Also, what I’m more interested in is what the more financially well-to-do baby-boomer and generation right before them are gonna do now that they are close to retirement if not already retired… Because there’s a lot of them….
Seems like they have more financial resources at their disposable (at least the the early baby-boomers) and will have a decision on either sticking things in cash or cash equivalent ( or sticking into something very volatile like the stock market and possibly (maybe) getting a reasonable return or purchasing RE which I think is somewhere is in between….
If I was a baby boomer retiring, I’d do the cash + buying property thing. Stock market, I wouldn’t want to risk waiting another 10-20 years in case I entered at the wrong time… And sticking everything completely in cash, I wouldn’t want to get eaten alive with inflation.
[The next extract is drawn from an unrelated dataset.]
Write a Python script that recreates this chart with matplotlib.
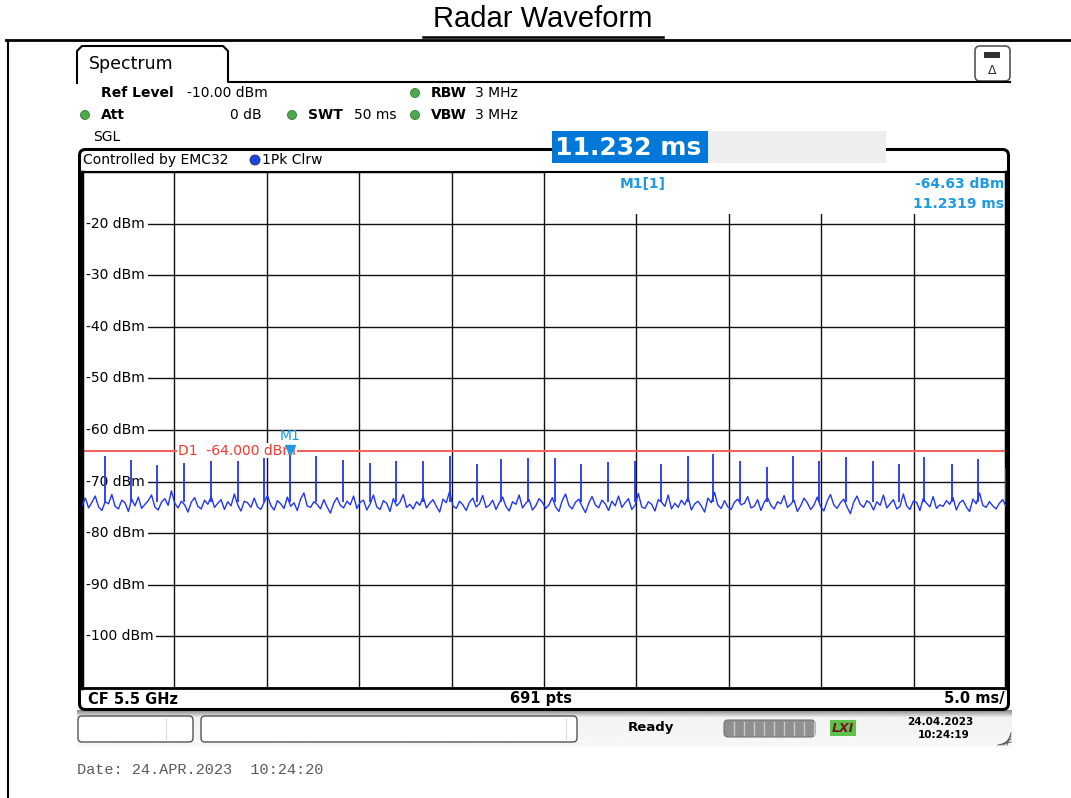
import matplotlib.pyplot as plt
import numpy as np
from matplotlib.patches import FancyBboxPatch, Rectangle, Circle

# sweep: 0..50 ms, 5.0 ms/div, ref level -10 dBm, 10 dB/div
t_span = 50.0
ref_level = -10.0
bottom_level = -110.0
ylabels = [-20, -30, -40, -50, -60, -70, -80, -90, -100]

# radar pulses seen on the trace (ms, dBm)
pulse_ms = [1.23, 2.67, 4.08, 5.52, 6.98, 8.44, 9.85, 11.232, 12.68, 14.11,
            15.58, 16.99, 18.44, 19.91, 21.36, 22.67, 24.15, 25.59, 27.00, 28.45,
            29.91, 31.35, 32.81, 34.13, 35.59, 37.05, 38.49, 39.90, 41.36, 42.80,
            44.19, 45.58, 47.06, 48.50, 49.98]
pulse_dbm = [-65.0, -65.8, -66.8, -66.3, -66.0, -66.1, -65.5, -64.63, -65.1, -65.9,
             -66.3, -66.0, -66.0, -65.0, -66.5, -65.7, -65.5, -65.5, -66.6, -66.2,
             -66.0, -66.5, -65.0, -64.7, -66.0, -67.1, -65.0, -66.1, -65.3, -66.0,
             -66.5, -65.2, -66.6, -65.7, -67.4]
noise_floor = -74.0

# noise floor of the trace (left to right)
noise_dbm = [
    -74.6, -73.2, -75.1, -74.0, -72.8, -74.9, -75.6, -73.9, -74.3, -72.5, -74.8, -75.3, -73.6, -74.1, -75.8, -73.4, -74.7, -73.0, -75.2, -74.4,
    -73.7, -72.6, -74.9, -75.5, -74.0, -73.3, -74.6, -71.8, -74.2, -75.1, -73.8, -74.5, -75.9, -74.0, -73.1, -74.8, -75.3, -73.6, -74.4, -72.9,
    -75.0, -74.2, -73.5, -75.4, -73.9, -74.7, -72.4, -74.5, -75.7, -73.8, -74.1, -75.0, -73.2, -74.9, -75.4, -74.0, -72.7, -74.6, -75.5, -73.7,
    -74.3, -75.2, -73.0, -74.8, -74.1, -75.6, -73.4, -72.2, -74.7, -75.0, -73.9, -74.4, -75.3, -73.5, -74.9, -76.1, -74.2, -73.1, -74.6, -75.1,
    -73.8, -74.5, -72.8, -75.2, -74.0, -73.6, -75.5, -74.3, -72.6, -74.9, -75.4, -73.7, -74.2, -75.8, -73.3, -74.7, -74.0, -72.5, -75.0, -74.4,
    -75.3, -73.9, -74.6, -72.9, -75.1, -74.2, -73.5, -74.8, -75.9, -73.4, -74.1, -71.9, -74.7, -75.2, -73.8, -74.5, -75.6, -74.0, -73.2, -74.9,
    -74.3, -72.7, -75.0, -74.6, -73.6, -75.4, -74.1, -73.0, -74.8, -75.7, -73.9, -74.4, -72.6, -75.1, -74.2, -73.5, -75.5, -74.7, -73.3, -74.0,
    -75.2, -74.5, -73.1, -74.9, -75.8, -73.7, -72.4, -74.6, -75.3, -74.0, -73.4, -74.8, -76.0, -74.2, -72.9, -74.5, -75.1, -73.6, -74.3, -75.6,
    -73.8, -74.7, -72.8, -75.0, -74.1, -73.3, -75.4, -74.6, -72.3, -74.9, -75.2, -73.9, -74.4, -75.7, -73.5, -74.0, -74.8, -72.6, -75.3, -74.2,
    -75.0, -73.6, -74.5, -73.0, -75.5, -74.3, -73.8, -74.7, -75.9, -73.2, -74.1, -72.1, -74.6, -75.2, -73.7, -74.9, -75.4, -74.0, -73.4, -74.5,
    -74.2, -72.9, -75.1, -74.8, -73.5, -75.6, -74.0, -73.1, -74.6, -75.3, -73.9, -74.3, -72.7, -75.0, -74.4, -73.6, -75.8, -74.7, -73.2, -74.1,
    -75.4, -74.6, -73.0, -74.8, -75.7, -73.8, -72.5, -74.5, -75.2, -74.1, -73.4, -74.9, -76.2, -74.0, -72.8, -74.4, -75.0, -73.7, -74.2, -75.5,
    -73.9, -74.6, -72.6, -75.1, -74.3, -73.5, -75.3, -74.8, -72.4, -74.7, -75.4, -73.8, -74.0, -75.6, -73.3, -74.2, -74.9, -72.9, -75.2, -74.5,
    -74.8, -73.7, -74.4, -73.1, -75.5, -74.1, -73.6, -74.9, -75.8, -73.4, -74.3, -72.2, -74.6, -75.0, -73.9, -74.7, -75.3, -74.2, -73.5, -74.8,
]

d1_level = -64.0
m1_time = 11.232
m1_level = -64.63

trace_col = '#2236ee'
marker_col = '#1d9ae0'
d1_col = '#f4625a'

W, H = 1071, 798
fig = plt.figure(figsize=(W / 100, H / 100), dpi=100)

# overlay in pixel coordinates for the instrument screen furniture
ov = fig.add_axes([0, 0, 1, 1], zorder=0)
ov.set_xlim(0, W)
ov.set_ylim(H, 0)
ov.axis('off')

def txt(x, y, s, size=10, **kw):
    kw.setdefault('va', 'center')
    kw.setdefault('family', 'DejaVu Sans')
    return ov.text(x, y, s, fontsize=size, **kw)

# title + page frame
txt(543, 19, 'Radar Waveform', size=21, ha='center', family='Liberation Sans')
ov.plot([423, 663], [36.5, 36.5], color='black', lw=1.8)
ov.plot([6, W], [39.5, 39.5], color='black', lw=2)
ov.plot([7.5, 7.5], [40.5, H], color='black', lw=1.5)

# Spectrum tab
ov.plot([77, 77, 82, 223, 228, 228, 1010], [83, 51, 46, 46, 51, 82, 82],
        color='black', lw=1.5)
txt(89, 64, 'Spectrum', size=12.5)
ov.add_patch(FancyBboxPatch((975, 46), 35, 35, boxstyle='round,pad=0,rounding_size=5',
                            fc='white', ec='#555555', lw=1.2))
ov.add_patch(Rectangle((984, 52), 16, 6, fc='#333333', ec='none'))
txt(992, 70, 'Δ', size=9, ha='center', color='#333333')

# header settings
green = '#4fa84f'
for gx, gy in [(415, 93), (85, 115), (292, 115), (415, 115)]:
    ov.add_patch(Circle((gx, gy), 4.5, fc=green, ec='#2e7d2e', lw=0.6))
txt(101, 93, 'Ref Level', weight='bold')
txt(187, 93, '-10.00 dBm')
txt(431, 93, 'RBW', weight='bold')
txt(475, 93, '3 MHz')
txt(101, 115, 'Att', weight='bold')
txt(262, 115, '0 dB', ha='right')
txt(308, 115, 'SWT', weight='bold')
txt(354, 115, '50 ms')
txt(431, 115, 'VBW', weight='bold')
txt(475, 115, '3 MHz')
txt(93, 137, 'SGL')

# panel around the diagram
ov.add_patch(FancyBboxPatch((79.5, 149.5), 929, 560, boxstyle='round,pad=0,rounding_size=6',
                            fc='white', ec='black', lw=2.2))
ov.add_patch(Rectangle((708, 131), 178, 32, fc='#eeeeee', ec='none'))
ov.add_patch(Rectangle((552, 131), 156, 32, fc='#0078d7', ec='none'))
txt(555, 148, '11.232 ms', size=18, weight='bold', color='white')
txt(83, 160, 'Controlled by EMC32')
ov.add_patch(Circle((255, 160), 5, fc='#2244dd', ec='#1a2a80', lw=0.6))
txt(262, 160, '1Pk Clrw')

# bottom line of the diagram
txt(88, 699, 'CF 5.5 GHz', size=10.5, weight='bold')
txt(541, 699, '691 pts', size=10.5, weight='bold', ha='center')
txt(1005, 699, '5.0 ms/', size=10.5, weight='bold', ha='right')

# status bar
grad = np.concatenate([np.linspace(0.55, 0.95, 8), np.linspace(0.95, 0.97, 30)])[:, None]
ov.imshow(grad, extent=(77, 1012, 747, 710), cmap='gray', vmin=0, vmax=1,
          aspect='auto', zorder=0.5)
ov.set_xlim(0, W)
ov.set_ylim(H, 0)
for bx, bw, sep in [(78, 115, 166), (201, 376, 566)]:
    ov.add_patch(FancyBboxPatch((bx, 716), bw, 26, boxstyle='round,pad=0,rounding_size=4',
                                fc='white', ec='#555555', lw=1, zorder=1))
    ov.plot([sep, sep], [719, 739], color='#dddddd', lw=0.8, zorder=1.1)
txt(651, 728, 'Ready', size=9.5, weight='bold', ha='center')
ov.add_patch(FancyBboxPatch((724, 720), 91, 17, boxstyle='round,pad=0,rounding_size=4',
                            fc='#8f8f8f', ec='#777777', lw=0.8, zorder=1))
for sx in range(734, 815, 10):
    ov.plot([sx, sx], [722, 735], color='#c8c8c8', lw=1, zorder=1.1)
ov.add_patch(Rectangle((830, 720), 26, 16, fc='#5cc24a', ec='none', zorder=1))
txt(843, 728, 'LXI', size=9, weight='bold', style='italic', color='#7a1424', ha='center')
txt(940, 722, '24.04.2023', size=7.5, weight='bold', ha='center')
txt(944, 735, '10:24:19', size=7.5, weight='bold', ha='center')
for k in range(4):
    ov.plot([998 + 3 * k, 1011], [745, 733 - 3 * k + 9], color='#555555', lw=0.7)

txt(77, 770, 'Date: 24.APR.2023  10:24:20', size=11, family='Liberation Mono', color='#5a5a5a')

# the diagram itself
ax = fig.add_axes([82 / W, (H - 688) / H, 924 / W, 516 / H], zorder=1)
ax.set_xlim(0, t_span)
ax.set_ylim(bottom_level, ref_level)
ax.set_xticks(np.arange(0, t_span + 0.1, 5))
ax.set_yticks(np.arange(bottom_level, ref_level + 0.1, 10))
ax.tick_params(length=0, labelbottom=False, labelleft=False)
ax.set_axisbelow(True)
ax.grid(True, color='#111111', lw=1)
for side in ['left', 'right']:
    ax.spines[side].set_linewidth(2.5)
ax.spines['top'].set_linewidth(1.5)
ax.spines['bottom'].set_linewidth(2)

for lv in ylabels:
    ax.text(0.22, lv, f'{lv} dBm', fontsize=10, va='center', ha='left', zorder=1.5,
            bbox=dict(fc='white', ec='none', pad=2))

# white box behind the marker readout
ax.add_patch(Rectangle((0.502, 0.9186), 0.5, 0.09, transform=ax.transAxes,
                       fc='white', ec='none', zorder=1))
ax.text(29.1, -12.3, 'M1[1]', fontsize=10, weight='bold', color=marker_col,
        va='center', zorder=2)
ax.text(49.9, -12.3, f'{m1_level:.2f} dBm', fontsize=10, weight='bold',
        color=marker_col, va='center', ha='right', zorder=2)
ax.text(49.9, -16.2, '11.2319 ms', fontsize=10,
        weight='bold', color=marker_col, va='center', ha='right', zorder=2)

# display line D1
ax.axhline(d1_level, color=d1_col, lw=1.5, zorder=2)
ax.text(5.2, d1_level, f'D1  {d1_level:.3f} dBm', fontsize=10, color='#ee3a30',
        va='center', ha='left', zorder=2.2, bbox=dict(fc='white', ec='none', pad=0.5))

# trace
t_noise = np.linspace(0, t_span, len(noise_dbm))
ax.plot(t_noise, noise_dbm, color=trace_col, lw=1.0, zorder=3)
ax.vlines(pulse_ms, noise_floor, pulse_dbm, color=trace_col, lw=1.3, zorder=3)

# marker M1
ax.plot([m1_time], [-63.9], marker='v', ms=7, color=marker_col, ls='none', zorder=4)
ax.text(m1_time, -61.2, 'M1', fontsize=10, color=marker_col, ha='center', va='center', zorder=4)

fig.savefig('out.png', dpi=100)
So i was thinking..*maybe* that’s one the reasons why some folks will still spent $150k in cash on a 1/1 that rents for $1200/month with a $300/month HOA.. Still comes out around 6% I think…. assuming full occupancy which is probably doable in MM given there’s plenty of tech geeks to rent it to)…
(Personally, I wouldn’t because I think I can take on more risk elswhere since I have more time to recover if I fvck up.)
Then again WTF do I know….
Damn baby boomers….They get to enjoy all their entitlement benefits that I have to pay for… I won’t ever get the same entitlement benefits when I retire because they will have long run out… And now, on the investment property scene, I have to use my hard earned post-tax dollars (then ones that I didn’t already give to fund their entitlement benefits) to compete for the right to give some stranger a place to live!